Before Covid hit I was training to do some enduro events and two I had previously booked into had been cancelled, so finally this was the enduro I'd been waiting for with anxious anticipation and my Trail Head Project had also based partly on reaching this point. The training, the coaching, the mindset, the laps of my local hill and other trails and the progression I needed to achieve as a rider. The first enduro (Edge Cycles RD 1) was a mud fest and an event that sprung up and was not really on my radar. That being said, I entered and really didn't go well, as I mostly slid my way down each stage and covered myself in mud. But it was a challenge, both physically and mentally as I almost went home after practice, the conditions were that bad, but actually we stayed and really glad I did. My resistance was strong that day but kept thinking positive thing, positive outcome and this was achieved. I could have ridden better, but there were more important lessons taken from that event that I knew I could use at Tiverton for round 2 of the Southern Enduro. Simple lessons from signing on, timing chips, and energy food and positivity.

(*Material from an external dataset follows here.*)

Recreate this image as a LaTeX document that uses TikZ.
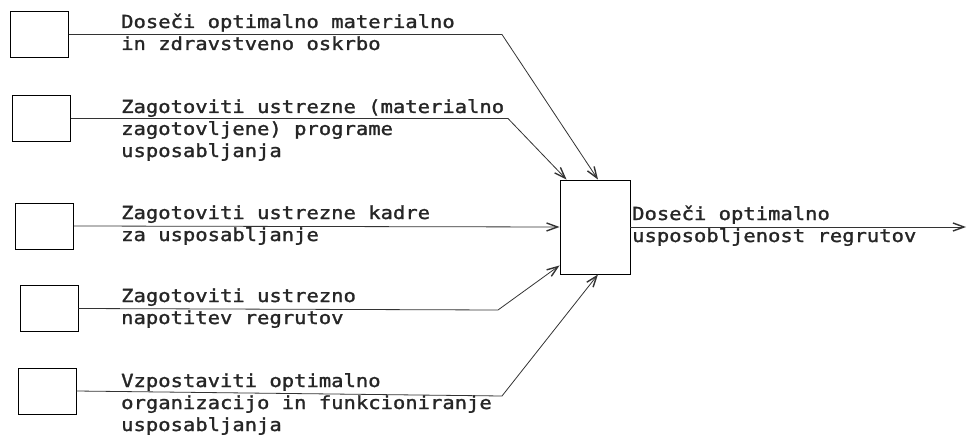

A four stage race, set in private woodland near Tiverton, I had this feeling that if I could just ride well, I wouldn't embarrass my self, put all my learnt skills into a few good runs, have a great day out on the bike, and without doubt enjoy myself. That has always been my goal, to just ride at my best, learn as much as I can and have fun. That's what bikes are about.

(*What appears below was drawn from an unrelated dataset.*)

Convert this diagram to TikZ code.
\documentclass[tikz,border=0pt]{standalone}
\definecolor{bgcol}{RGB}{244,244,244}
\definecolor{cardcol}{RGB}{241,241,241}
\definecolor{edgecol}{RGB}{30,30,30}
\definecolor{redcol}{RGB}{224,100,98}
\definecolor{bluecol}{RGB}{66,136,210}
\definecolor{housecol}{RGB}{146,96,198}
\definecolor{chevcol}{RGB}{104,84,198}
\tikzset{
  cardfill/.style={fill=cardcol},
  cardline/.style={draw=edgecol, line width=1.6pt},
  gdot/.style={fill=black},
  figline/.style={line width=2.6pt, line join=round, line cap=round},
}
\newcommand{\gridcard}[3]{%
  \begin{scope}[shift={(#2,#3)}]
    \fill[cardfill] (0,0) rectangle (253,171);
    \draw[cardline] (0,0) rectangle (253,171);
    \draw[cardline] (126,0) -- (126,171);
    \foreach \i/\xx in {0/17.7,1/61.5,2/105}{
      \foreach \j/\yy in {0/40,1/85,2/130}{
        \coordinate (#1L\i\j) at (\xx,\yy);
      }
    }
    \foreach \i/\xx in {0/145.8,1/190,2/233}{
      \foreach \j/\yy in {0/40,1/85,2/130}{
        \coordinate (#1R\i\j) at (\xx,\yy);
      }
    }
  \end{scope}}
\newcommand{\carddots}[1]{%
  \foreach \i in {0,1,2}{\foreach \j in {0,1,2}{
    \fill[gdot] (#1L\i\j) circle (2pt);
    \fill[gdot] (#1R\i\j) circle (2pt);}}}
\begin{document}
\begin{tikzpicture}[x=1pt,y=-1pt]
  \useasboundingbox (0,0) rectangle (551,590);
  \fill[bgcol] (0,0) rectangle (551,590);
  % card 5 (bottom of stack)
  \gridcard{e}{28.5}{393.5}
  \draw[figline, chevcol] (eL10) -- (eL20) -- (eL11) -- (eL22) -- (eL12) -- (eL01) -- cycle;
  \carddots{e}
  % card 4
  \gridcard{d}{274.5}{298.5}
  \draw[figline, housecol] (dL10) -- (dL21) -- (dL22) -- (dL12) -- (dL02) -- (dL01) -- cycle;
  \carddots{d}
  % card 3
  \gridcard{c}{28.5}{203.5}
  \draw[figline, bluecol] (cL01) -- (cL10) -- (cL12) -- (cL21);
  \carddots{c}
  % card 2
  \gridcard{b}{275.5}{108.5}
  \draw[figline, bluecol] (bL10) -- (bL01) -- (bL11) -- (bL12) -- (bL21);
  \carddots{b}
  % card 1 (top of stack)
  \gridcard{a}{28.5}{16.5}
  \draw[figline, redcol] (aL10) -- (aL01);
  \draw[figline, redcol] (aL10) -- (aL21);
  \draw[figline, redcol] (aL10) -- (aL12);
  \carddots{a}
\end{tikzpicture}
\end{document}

I also wanted to experience the highs and lows of an enduro event and experience those race day nerves again, to see if I actually do enjoy racing. Not since giving up BMX racing I have I felt that pre-gate anxious feeling, that adrenaline that means you have visit the toilet about fifteen times before a race, or that jelly leg feeling before the gate drops. I wanted to know if I'd enjoy racing enduro, as I love watching it and it's the type of riding that I do most.
On arrival I immediately met Stuart Catford and Torben Cook, two other 50+ riders who so kindly offered to let me roll round with them for practice and subsequently race each stage together, and would like to thank them again for such a laugh. This was a real tick in the box for a sense of community within the competition realms of enduro and it wasn't long before we were chatting with so many other riders. I thought I would be the only newbie, my second enduro, but there were so many other riders new to the sport and everyone seemed to really enjoy themselves. I also spoke to my old BMX pal Ben Leach, who is doing really well racing MTB in the 40-49 Division. His words of wisdom from his early races were also so helpful when he spoke about pacing, something I really listen to and used all day.

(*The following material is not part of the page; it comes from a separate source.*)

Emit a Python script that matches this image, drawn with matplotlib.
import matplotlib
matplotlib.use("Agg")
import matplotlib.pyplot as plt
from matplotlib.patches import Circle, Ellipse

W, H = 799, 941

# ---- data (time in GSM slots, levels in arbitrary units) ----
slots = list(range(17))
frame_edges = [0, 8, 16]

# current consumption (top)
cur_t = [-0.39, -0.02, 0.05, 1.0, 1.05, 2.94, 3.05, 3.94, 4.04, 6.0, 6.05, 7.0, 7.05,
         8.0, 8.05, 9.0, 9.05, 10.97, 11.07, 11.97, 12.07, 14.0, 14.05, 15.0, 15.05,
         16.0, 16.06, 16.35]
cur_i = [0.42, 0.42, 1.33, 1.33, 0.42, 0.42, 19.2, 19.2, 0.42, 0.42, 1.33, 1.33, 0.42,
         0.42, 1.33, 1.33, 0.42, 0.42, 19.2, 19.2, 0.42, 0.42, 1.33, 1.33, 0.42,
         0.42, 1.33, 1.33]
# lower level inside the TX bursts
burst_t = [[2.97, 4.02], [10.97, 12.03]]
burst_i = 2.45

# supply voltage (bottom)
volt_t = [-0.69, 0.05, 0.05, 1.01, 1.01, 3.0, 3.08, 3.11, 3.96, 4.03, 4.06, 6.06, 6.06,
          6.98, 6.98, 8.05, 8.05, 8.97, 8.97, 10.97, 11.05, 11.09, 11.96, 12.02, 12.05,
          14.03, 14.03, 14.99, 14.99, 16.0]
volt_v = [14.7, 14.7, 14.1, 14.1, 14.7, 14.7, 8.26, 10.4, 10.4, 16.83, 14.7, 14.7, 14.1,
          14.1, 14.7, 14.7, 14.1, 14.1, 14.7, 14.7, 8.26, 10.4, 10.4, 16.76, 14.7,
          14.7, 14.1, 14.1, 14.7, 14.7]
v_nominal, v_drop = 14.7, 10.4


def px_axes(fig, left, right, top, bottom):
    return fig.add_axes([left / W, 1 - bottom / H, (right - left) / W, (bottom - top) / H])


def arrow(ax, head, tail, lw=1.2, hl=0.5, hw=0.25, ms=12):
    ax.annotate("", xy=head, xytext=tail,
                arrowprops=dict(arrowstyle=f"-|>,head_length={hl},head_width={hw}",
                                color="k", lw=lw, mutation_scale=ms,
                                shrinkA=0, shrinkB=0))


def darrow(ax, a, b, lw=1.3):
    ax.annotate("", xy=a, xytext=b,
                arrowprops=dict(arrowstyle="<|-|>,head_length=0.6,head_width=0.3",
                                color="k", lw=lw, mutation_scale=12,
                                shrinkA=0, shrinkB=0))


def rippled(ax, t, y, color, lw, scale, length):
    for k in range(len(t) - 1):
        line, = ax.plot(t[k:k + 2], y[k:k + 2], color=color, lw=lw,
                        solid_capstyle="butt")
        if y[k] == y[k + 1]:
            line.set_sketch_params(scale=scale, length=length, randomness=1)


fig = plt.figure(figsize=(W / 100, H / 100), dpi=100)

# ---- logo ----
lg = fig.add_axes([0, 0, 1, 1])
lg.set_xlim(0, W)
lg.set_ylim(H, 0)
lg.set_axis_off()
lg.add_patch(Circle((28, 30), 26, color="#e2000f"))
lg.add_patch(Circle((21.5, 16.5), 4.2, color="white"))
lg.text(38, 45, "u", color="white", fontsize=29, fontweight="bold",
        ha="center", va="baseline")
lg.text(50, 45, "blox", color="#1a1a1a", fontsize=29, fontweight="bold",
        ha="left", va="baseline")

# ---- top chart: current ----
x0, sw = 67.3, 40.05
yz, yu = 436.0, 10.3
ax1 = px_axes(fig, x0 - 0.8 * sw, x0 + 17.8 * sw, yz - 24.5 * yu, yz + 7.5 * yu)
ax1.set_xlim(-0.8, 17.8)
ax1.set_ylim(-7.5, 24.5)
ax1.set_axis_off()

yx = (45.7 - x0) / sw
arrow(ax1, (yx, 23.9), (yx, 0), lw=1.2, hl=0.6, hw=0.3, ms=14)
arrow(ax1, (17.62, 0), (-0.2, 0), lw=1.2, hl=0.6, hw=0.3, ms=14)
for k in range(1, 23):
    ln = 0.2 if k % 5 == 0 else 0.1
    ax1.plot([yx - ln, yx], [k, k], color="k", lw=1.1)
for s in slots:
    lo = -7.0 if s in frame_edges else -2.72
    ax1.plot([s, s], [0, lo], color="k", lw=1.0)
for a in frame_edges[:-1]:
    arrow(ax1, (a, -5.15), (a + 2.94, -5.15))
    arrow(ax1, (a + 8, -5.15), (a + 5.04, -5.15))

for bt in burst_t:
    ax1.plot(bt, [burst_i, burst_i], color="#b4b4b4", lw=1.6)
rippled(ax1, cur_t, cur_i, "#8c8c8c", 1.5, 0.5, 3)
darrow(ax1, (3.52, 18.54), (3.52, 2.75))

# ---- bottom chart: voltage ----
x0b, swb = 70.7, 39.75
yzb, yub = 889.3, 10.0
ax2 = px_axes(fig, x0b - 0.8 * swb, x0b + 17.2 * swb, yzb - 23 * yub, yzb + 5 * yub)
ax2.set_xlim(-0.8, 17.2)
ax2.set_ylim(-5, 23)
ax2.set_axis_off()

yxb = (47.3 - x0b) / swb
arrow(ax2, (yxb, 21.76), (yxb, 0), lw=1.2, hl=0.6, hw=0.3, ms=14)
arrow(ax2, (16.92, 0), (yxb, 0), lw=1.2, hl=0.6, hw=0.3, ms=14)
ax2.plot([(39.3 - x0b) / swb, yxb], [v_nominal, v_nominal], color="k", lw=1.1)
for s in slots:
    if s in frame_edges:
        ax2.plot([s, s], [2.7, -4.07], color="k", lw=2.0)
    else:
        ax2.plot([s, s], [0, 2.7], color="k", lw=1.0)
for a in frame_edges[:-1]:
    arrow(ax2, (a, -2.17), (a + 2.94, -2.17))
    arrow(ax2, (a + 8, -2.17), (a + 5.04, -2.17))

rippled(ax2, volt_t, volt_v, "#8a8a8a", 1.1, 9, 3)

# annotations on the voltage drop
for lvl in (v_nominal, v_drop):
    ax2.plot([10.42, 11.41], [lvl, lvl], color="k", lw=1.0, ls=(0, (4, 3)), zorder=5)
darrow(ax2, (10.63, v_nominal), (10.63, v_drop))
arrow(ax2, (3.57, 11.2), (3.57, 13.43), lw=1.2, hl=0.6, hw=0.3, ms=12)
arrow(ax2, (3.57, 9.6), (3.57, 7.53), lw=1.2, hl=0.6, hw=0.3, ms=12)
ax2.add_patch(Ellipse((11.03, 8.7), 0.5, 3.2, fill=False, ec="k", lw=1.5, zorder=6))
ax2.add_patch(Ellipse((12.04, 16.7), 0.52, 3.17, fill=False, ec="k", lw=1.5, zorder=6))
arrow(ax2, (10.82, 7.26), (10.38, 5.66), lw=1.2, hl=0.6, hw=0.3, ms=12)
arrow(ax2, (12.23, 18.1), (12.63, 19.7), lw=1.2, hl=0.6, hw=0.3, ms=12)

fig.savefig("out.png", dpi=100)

The stages were so much fun, between 2-3 minutes long or thereabouts and with everything from roots, off camber, pedalling sections and loam, It was so much fun. My race runs were good and I was really pleased in the most part, but I reflected on a couple of silly mistakes. The first was not setting my rear brake up properly and this led to a little panic after practice but quickly and efficiently sorted by John from Blackout Cycles, who kindly provide free labour on race day. But riding wise, I went a little wide on stage 2 losing my front end in the loam and hitting the dirt which was frustrating as I was going well, and then there was the part where I was coming in too hot, trying too hard and dropped into a steep section, off line and nearly hit the marshal (sorry about that). Both mistakes cost me time and I'm sure a couple of overall places, but that's racing and I'm learning. What went well? My pace felt really good and only struggled in the rooty sections but it seemed I wasn't alone there. I felt I was flowing into my turns, my pedalling and sprinting was strong and overall felt I was riding well. Yes at 51 years old, I'm learning to race mountain bikes and I managed to finish 7th out of 18 riders in the Super Veterans Category (50+) and I was stoked with that, although I also need to work on my endurance, the Heart rate monitor was screaming, but here's the real point, here's why the Trail Head Project is a journey to understand positive well-being within mountain biking.
Over these two enduro events I used everything I have taught others in managing and developing their own positive mindset, all the Racehead coaching with BMX racers like Brynley Savage, like challenging the negative emotions or those limiting beliefs, the breathing exercises that relax us before a race, or the visualisation of both the tracks, and of what will be viewed as a successful race, and I used it all. Did it help me. Absolutely. Will I continue to practice what I Preach? Hell Yes. Did I enjoy the Enduro? 100%. Will I do another? Why not, it's so much fun, physically tough but what a buzz.
You'll be able to read more about this whole experience when The Trail Head Project is produced. It's an organic book project and as long as these experiences keep happening then I''l keep adding to the book.
Thanks Southern Enduro for an amazing event in some stunning woodland, and all the marshalls.